───── Recorded data ─────
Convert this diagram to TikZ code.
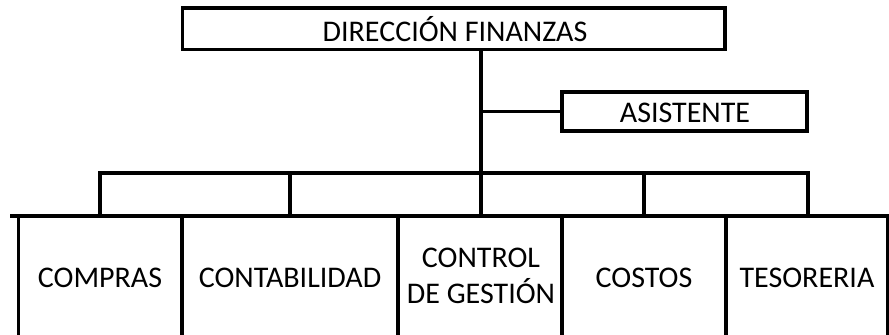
─────
───── Recorded data ─────
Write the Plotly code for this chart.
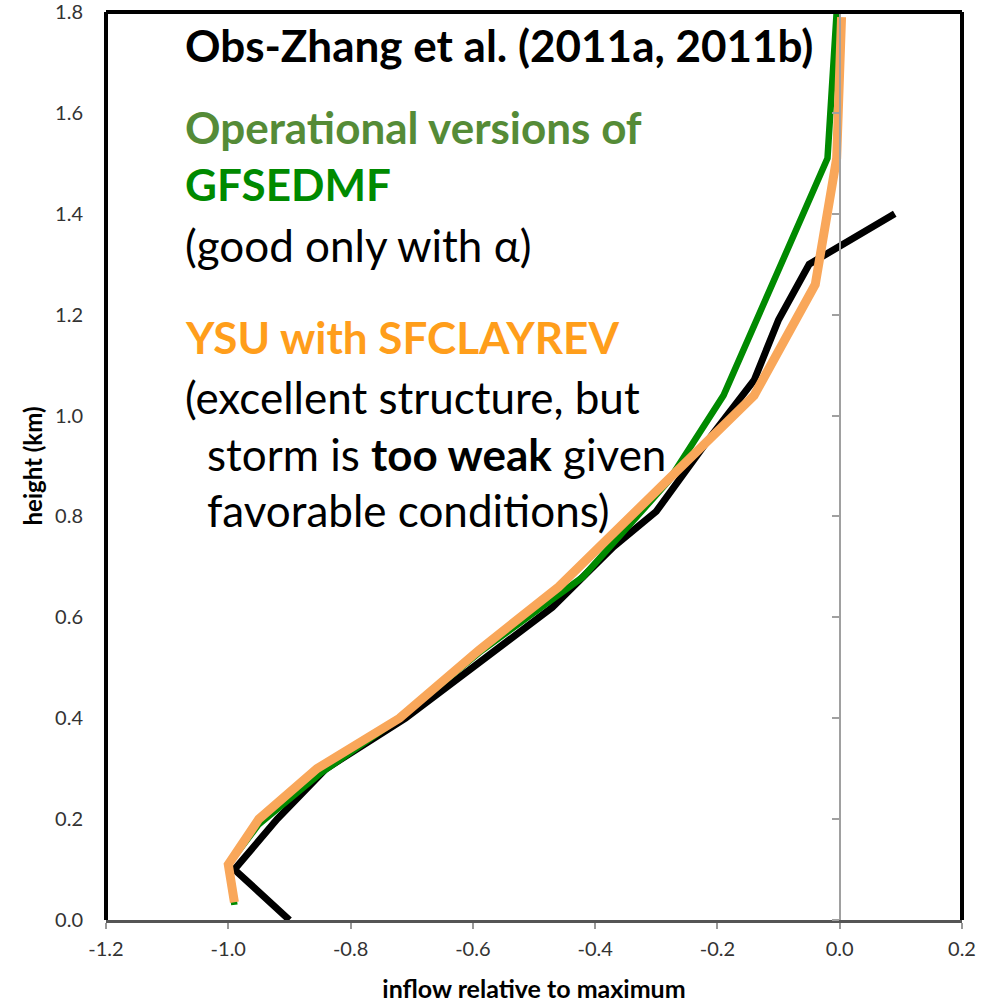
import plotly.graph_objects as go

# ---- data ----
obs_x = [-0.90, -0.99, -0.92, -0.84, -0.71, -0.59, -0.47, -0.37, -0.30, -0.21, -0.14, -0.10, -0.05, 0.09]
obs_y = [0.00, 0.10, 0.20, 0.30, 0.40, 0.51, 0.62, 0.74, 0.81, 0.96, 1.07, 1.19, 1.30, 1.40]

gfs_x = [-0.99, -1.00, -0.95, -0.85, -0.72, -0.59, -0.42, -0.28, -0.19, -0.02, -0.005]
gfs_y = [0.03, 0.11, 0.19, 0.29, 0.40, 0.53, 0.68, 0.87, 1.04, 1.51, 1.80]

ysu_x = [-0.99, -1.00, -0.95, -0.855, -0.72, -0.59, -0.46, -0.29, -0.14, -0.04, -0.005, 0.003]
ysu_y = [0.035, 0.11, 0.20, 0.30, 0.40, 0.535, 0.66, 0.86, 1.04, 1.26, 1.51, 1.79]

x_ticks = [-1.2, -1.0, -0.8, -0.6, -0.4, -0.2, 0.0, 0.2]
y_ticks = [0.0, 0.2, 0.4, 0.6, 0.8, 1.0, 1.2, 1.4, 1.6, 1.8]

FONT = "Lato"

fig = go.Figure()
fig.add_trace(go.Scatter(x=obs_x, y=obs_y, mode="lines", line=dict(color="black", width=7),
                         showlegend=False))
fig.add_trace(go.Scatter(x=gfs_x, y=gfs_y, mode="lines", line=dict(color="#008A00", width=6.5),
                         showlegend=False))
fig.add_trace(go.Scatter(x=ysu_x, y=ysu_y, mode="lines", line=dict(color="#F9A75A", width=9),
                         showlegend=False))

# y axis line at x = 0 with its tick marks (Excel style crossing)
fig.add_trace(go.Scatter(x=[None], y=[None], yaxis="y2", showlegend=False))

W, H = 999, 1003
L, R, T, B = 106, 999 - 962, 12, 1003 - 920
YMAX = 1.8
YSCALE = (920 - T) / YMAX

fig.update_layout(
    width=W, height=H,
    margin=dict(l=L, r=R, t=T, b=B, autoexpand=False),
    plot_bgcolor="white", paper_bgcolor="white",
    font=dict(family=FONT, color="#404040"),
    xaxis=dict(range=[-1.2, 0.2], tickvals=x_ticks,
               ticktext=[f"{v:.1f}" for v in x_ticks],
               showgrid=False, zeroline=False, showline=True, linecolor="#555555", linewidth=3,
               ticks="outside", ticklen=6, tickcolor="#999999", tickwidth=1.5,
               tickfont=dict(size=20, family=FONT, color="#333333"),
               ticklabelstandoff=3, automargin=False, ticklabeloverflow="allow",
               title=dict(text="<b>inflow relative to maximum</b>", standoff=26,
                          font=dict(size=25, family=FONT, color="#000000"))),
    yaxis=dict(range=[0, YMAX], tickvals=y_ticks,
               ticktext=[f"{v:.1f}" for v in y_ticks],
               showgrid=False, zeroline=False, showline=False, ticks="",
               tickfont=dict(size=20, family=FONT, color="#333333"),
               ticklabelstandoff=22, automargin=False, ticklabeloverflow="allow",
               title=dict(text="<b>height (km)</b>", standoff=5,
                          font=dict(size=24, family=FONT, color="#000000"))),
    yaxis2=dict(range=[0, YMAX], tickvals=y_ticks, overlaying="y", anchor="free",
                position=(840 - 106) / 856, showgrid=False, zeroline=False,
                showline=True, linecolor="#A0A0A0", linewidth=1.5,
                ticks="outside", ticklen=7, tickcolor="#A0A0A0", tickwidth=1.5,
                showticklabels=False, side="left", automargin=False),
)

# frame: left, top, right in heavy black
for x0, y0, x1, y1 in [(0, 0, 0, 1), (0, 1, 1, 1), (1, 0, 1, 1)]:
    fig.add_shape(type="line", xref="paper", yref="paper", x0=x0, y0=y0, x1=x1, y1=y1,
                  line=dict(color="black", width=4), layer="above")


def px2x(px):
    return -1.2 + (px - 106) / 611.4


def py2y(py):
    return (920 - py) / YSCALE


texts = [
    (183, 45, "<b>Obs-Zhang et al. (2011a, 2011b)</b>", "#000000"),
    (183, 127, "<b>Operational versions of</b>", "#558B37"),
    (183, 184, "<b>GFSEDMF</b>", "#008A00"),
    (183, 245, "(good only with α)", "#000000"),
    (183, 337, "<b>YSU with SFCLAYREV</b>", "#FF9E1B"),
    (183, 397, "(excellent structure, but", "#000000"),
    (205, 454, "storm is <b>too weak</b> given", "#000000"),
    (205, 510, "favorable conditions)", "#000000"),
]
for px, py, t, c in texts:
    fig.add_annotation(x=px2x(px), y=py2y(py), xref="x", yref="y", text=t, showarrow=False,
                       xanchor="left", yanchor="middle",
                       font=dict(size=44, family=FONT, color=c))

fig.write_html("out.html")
─────
The exercise = Set out every line from the material that contains the string "this".

Completed task =
Convert this diagram to TikZ code.
Write the Plotly code for this chart.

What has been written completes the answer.